あの日警戒警報が解除されたので、芳男は一年生の武男を連れて学校へ行きました。武男の教室は一階。そして芳男は……、数分後に、この階は爆風で押しつぶされてしまうであろうとは、夢にも思わず、あの二階の教室へといそぐのです。そこでM君に会ったようです。どちらともなく、「まだ早いけー運動場へ遊びに行こうやー」
学用品を机にしまって、二人は、教室から廊下に出ようとした瞬間。
ピカー!
咄嗟に異常に気がついたのでしょう。思わず二人は目と耳をおさえて伏せたそうです。やゝあって
ドーン! ガラガラ! ゴロゴロ!
二階が倒れてあたり一面まっ暗。いろんな破片が落ち、二人は校舎の下敷になっていたそうです。どれ程の時間だったのでしょうか、息を凝らしていると、すうーっと前方一ヶ所に明るい所が見えてきたそうです。もう一目散、そこへ向って一生懸命這い出し、ようやく外へ出られたそうです。
「その時、芳男は?一緒じゃあなかったの?」
「目と耳をおさえて伏せたまでは覚えとったが、あとは何にもわからん。無我夢中で逃げだし、気がついたら僕一人じゃった。」
芳男の消息はそこでばったり……。わらをもつかみたい気持、いろいろ聞いてもそれ以上何もわかりませんでした。
隣りにいた山崎君が死んで、隣りにいた僕が助かった。死んだ者に対して申しわけない。そんな表情がはっきり現われていて、M君には可哀そうなことをしたと、今でもその時の表情を忘れることが出来ません。
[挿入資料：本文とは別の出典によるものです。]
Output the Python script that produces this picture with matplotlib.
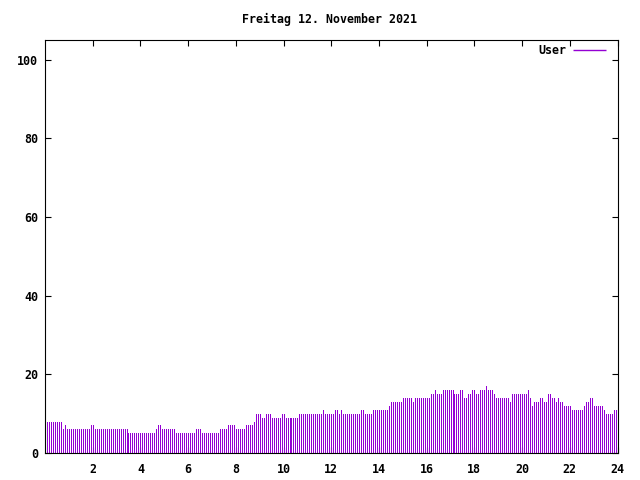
import numpy as np
import matplotlib
matplotlib.use("Agg")
import matplotlib.pyplot as plt

title = "Freitag 12. November 2021"
series_label = "User"

# 5-minute samples from 00:05 to 23:55
minutes = list(range(5, 1440, 5))
users = [
    8, 8, 8, 8, 8, 8, 8, 8, 6, 7, 6, 6, 6, 6, 6, 6, 6, 6, 6, 6, 6, 6, 7, 7,
    6, 6, 6, 6, 6, 6, 6, 6, 6, 6, 6, 6, 6, 6, 6, 6, 6, 5, 5, 5, 5, 5, 5, 5,
    5, 5, 5, 5, 5, 5, 5, 6, 7, 7, 6, 6, 6, 6, 6, 6, 6, 5, 5, 5, 5, 5, 5, 5,
    5, 5, 5, 6, 6, 6, 5, 5, 5, 5, 5, 5, 5, 5, 5, 6, 6, 6, 6, 7, 7, 7, 7, 6,
    6, 6, 6, 6, 7, 7, 7, 7, 8, 10, 10, 10, 9, 9, 10, 10, 10, 9, 9, 9, 9, 9, 10, 10,
    9, 9, 9, 9, 9, 9, 9, 10, 10, 10, 10, 10, 10, 10, 10, 10, 10, 10, 10, 11, 10, 10, 10, 10,
    10, 11, 11, 10, 11, 10, 10, 10, 10, 10, 10, 10, 10, 10, 11, 11, 10, 10, 10, 10, 11, 11, 11, 11,
    11, 11, 11, 11, 12, 13, 13, 13, 13, 13, 13, 14, 14, 14, 14, 14, 13, 14, 14, 14, 14, 14, 14, 14,
    14, 15, 15, 16, 15, 15, 15, 16, 16, 16, 16, 16, 16, 15, 15, 15, 16, 16, 14, 14, 15, 15, 16, 16,
    15, 15, 16, 16, 16, 17, 16, 16, 16, 15, 14, 14, 14, 14, 14, 14, 14, 13, 15, 15, 15, 15, 15, 15,
    15, 15, 16, 14, 12, 13, 13, 13, 14, 14, 13, 13, 15, 15, 14, 14, 13, 14, 13, 13, 12, 12, 12, 12,
    11, 11, 11, 11, 11, 11, 12, 13, 13, 14, 14, 12, 12, 12, 12, 12, 11, 10, 10, 10, 10, 11, 11,
]
xticks = [2, 4, 6, 8, 10, 12, 14, 16, 18, 20, 22, 24]
yticks = [0, 20, 40, 60, 80, 100]

color = "#9400D3"
font = dict(family="DejaVu Sans Mono", weight="bold", size=8.4)

fig = plt.figure(figsize=(6.4, 4.8), dpi=100)
W, H = 640, 480
L, R, T, B = 45, 617.5, 40, 453
ax = fig.add_axes([L / W, 1 - B / H, (R - L) / W, (B - T) / H])

hours = np.array(minutes) / 60.0
ax.vlines(hours, 0, users, colors=color, linewidth=0.5, antialiased=False,
          label=series_label)

ax.set_xlim(0, 24)
ax.set_ylim(0, 105)
ax.set_xticks(xticks)
ax.set_yticks(yticks)
ax.set_xticklabels([str(v) for v in xticks], fontdict=font)
ax.set_yticklabels([str(v) for v in yticks], fontdict=font)
ax.tick_params(direction="in", length=4, width=0.8, top=True, right=True,
               colors="black")
ax.tick_params(axis="x", pad=7)
ax.tick_params(axis="y", pad=5)
for s in ax.spines.values():
    s.set_linewidth(0.8)
    s.set_color("black")

fig.text(330 / W, 1 - 19 / H, title, ha="center", va="center", **font)

leg = ax.legend(loc="center right", bbox_to_anchor=(606 / W, 1 - 50.5 / H),
                bbox_transform=fig.transFigure, frameon=False, markerfirst=False,
                prop=dict(family="DejaVu Sans Mono", weight="bold", size=8.4),
                handlelength=2.8, handletextpad=0.6, borderaxespad=0.0,
                borderpad=0.0)
for h in leg.legend_handles:
    h.set_linewidth(1.0)

fig.savefig("out.png", dpi=100, facecolor="white")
やがて崩れ落ちた校舎は、真っ赤な炎と化して燃え上っていくのです。多分大きな材木と材木にはさまって、身動きがとれなかったのでしょう。理科室がどこにあったか知りませんが、そこから燃え始めたようです。だんだんと炎が芳男のいる教室の方へ近づいてきます。
やがて焼け死んでいくのです。
どうか焼け死ぬまでに「即死」していてほしい。
煙がまわって先に「窒息死」していてほしい。
家族の強い願いでした。生きたまゝ、意識のあるまゝ、「焼け死んで」いく。こんな惨酷なことがあっていゝのでしょうか。
M君が避難したあと、芳男は頭を強く打って記憶を喪失しながらも、避難することができ、どこかをさまよっているのではないか、家族のかすかな願いでした。
そうした或る日
「お母さーん、芳男が生きとったよ!芳男と話をしたよ……」
と、みんなに無我夢中で話す私でした。しかしそれは、つい先程見たはかない夢でした。
こうした「夢」を後数年間、時々見続けるのでした。